Landing with the Score: Riemannian Optimization through Denoising
Abstract
Under the \emph{data manifold hypothesis}, high-dimensional data concentrate near a low-dimensional manifold. We study Riemannian optimization when this manifold is only given implicitly through the data distribution, and standard geometric operations are unavailable. This formulation captures a broad class of data-driven design problems that are central to modern generative AI. Our key idea is a \emph{link function} that ties the data distribution to the geometric quantities needed for optimization: its gradient and Hessian recover the projection onto the manifold and its tangent space in the small-noise regime. This construction is directly connected to the score function in diffusion models, allowing us to leverage well-studied parameterizations, efficient training procedures, and even pretrained score networks from the diffusion model literature to perform optimization.

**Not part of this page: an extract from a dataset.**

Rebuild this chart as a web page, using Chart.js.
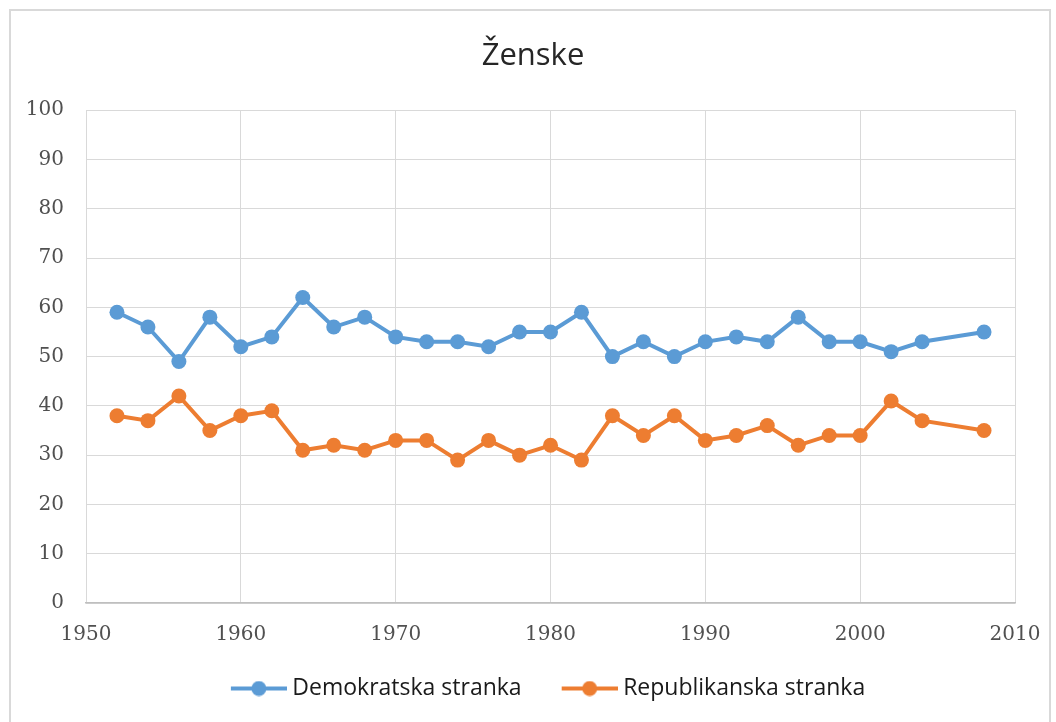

On top of this foundation, we develop two {efficient} inference-time algorithms for optimization over data manifolds: \emph{Denoising Landing Flow} (DLF) and \emph{Denoising Riemannian Gradient Descent} (DRGD). We provide theoretical guarantees for approximate feasibility (manifold adherence) and optimality (small Riemannian gradient norm). We demonstrate the effectiveness of our approach on finite-horizon reference tracking tasks in data-driven control, illustrating their potential for practical generative and design applications.